N’être que soi pour exister à sa place avec sincérité – Par l’autrice Hella Ahmed

(Par Hella Ahmed) Dans mon essai Profils d’ombres et de lumières je me suis intéressée à l’élévation de la conscience et j’ai pensé à notre permanence dans l’existence après la métamorphose finale vers ce que j’aime personnellement nommer un « corps de vie » de résurgences de l’éternité, celle de notre décès, comme à une mémoire archivée dans le vivant transporté par le temps. L’information que nous sommes est éternelle, selon une perspective globale qui constitue pour moi le croisement des dimensions spirituelle et scientifique qui me rejoignent au plus profond de moi-même.

Mon pragmatisme n’a jamais fait de moi une personne moins sensible à la poésie de l’existence et vouloir le cultiver ne menaçait pas non plus le maintien et le développement de ma créativité artistique, bien qu’il m’ait fallu consacrer quelques années de ma vie à me recueillir dans la solitude pour réaliser avec grande certitude, avec lucidité, que la liberté que l’on se donne à valider notre ambition nous permet justement d’élargir notre perception, d’aller au-delà des carcans et des jugements réducteurs. Cette vision, quand elle est saine, nous permet de dépasser le sentiment d’échec et de combattre l’impuissance face à l’agression et l’injustice, ne serait-ce que par la distance psychologique et la réactivation ou régénérescence de l’estime de soi.

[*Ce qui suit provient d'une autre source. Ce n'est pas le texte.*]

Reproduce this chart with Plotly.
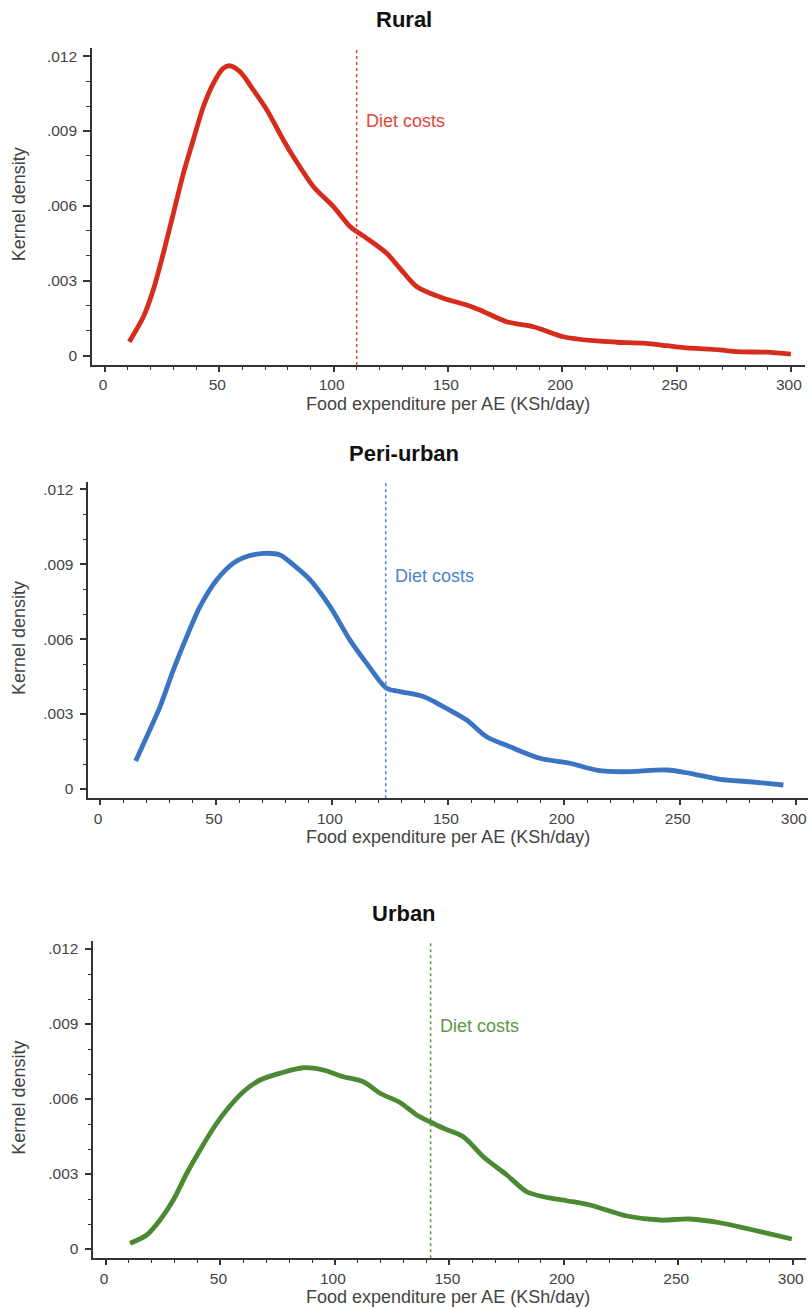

« Être libre, ce n’est pas seulement se débarrasser de ses chaînes; c’est vivre d’une façon qui respecte et renforce la liberté des autres. » Nelson Mandela

La liberté de prospérer et l’autre

Et sans en dire plus sur mon essai qui mérite d’être découvert dans le respect comme toute précieuse lecture que l’on se procure avec joie, j’ai envie de poursuivre mon idée au sujet de cette liberté que l’on se donne à voir plus grand, pour en dire qu’il peut malheureusement arriver qu’elle ne devienne que la vision des desseins de l’égo qui happe l’autre plutôt qu’un puits de lumière qui délivre des petitesses de l’existence en ouvrant les sens. La capacité d’analyse ou l’esprit de synthèse représente une qualité inestimable qui s’acquiert, bien qu’elle soit tout de même facilitée par une base spontanée qui permet son développement et sa consolidation. Elle n’est pas celle du narcissique qui bien qu’il puisse avoir des compétences intellectuelles et l’ambition de la grandeur voit son analyse écourtée par sa tendance à se mettre au centre de tout, son opinion personnelle refermant l’ouverture qu’il aura tentée, en faisant de son filtre personnel la priorité.

Alors, toute cette puissance que la capacité de s’ouvrir à de nouveaux horizons devrait procurer devient le support de limitations tranchantes au plan de l’accueil de l’autre, elle ne connaît pas ce lieu fertile où se confondent le bien et le beau, car ce n’est pas l’humain et toute sa richesse que l’on cherche à rencontrer avec sincérité et à recevoir avec amour universel, mais le retour de l’égo gonflé à travers le regard de l’autre que l’on veut capter. Ce n’est pas un dialogue que l’on recherche, mais le contact d’une substance à aspirer grâce au lien. Un lien malsain que l’on exige alors même que le refus d’être consommé et consumé est exprimé par cette extériorité à risque de se voir déshumanisée, vidée d’elle-même dans un « autre » sans fond qui s’écoutera parler longtemps pour nécroser l’expérience du vivre des autres. Le bruit est fatiguant et irritant, la parole n’est pas une perpétuelle exclamation, la moralisation vide est une grande perte de temps.

La liberté de consentir ou pas

Se sentir obligé d’être lié à qui vous transperce pour exister à travers vous, c’est comme être agressé. Cette insistance est une transgression de limites personnelles légitimes, une relation sans consentement, car elle ne profite qu’à celui qui ne conçoit que ses propres termes. Le consentement ne peut être éclairé lorsque la relation est un calvaire pour l’un et une démonstration d’abus de pouvoir pour l’autre, et malgré toutes les illusions projetées et le déni, réel ou joué, qui participe au fiasco des apparences trompeuses, cette vérité demeure l’éclairage bienveillant qui prime.

Comme on traîne un boulet, les défenseurs de l’humanité portent souvent l’envie des beaux parleurs sur le dos, car le beau attire le mauvais œil comme la foudre attire les sommets. Mandela a toujours été le sourire de mon courage, lorsque la laideur insiste à polluer mon univers et que la solitude du fécond dans mon corps et mon esprit devient une prison temporaire, ses mots sages me donnent un autre élan pour continuer à exister avec sincérité et fièrement traverser le temps.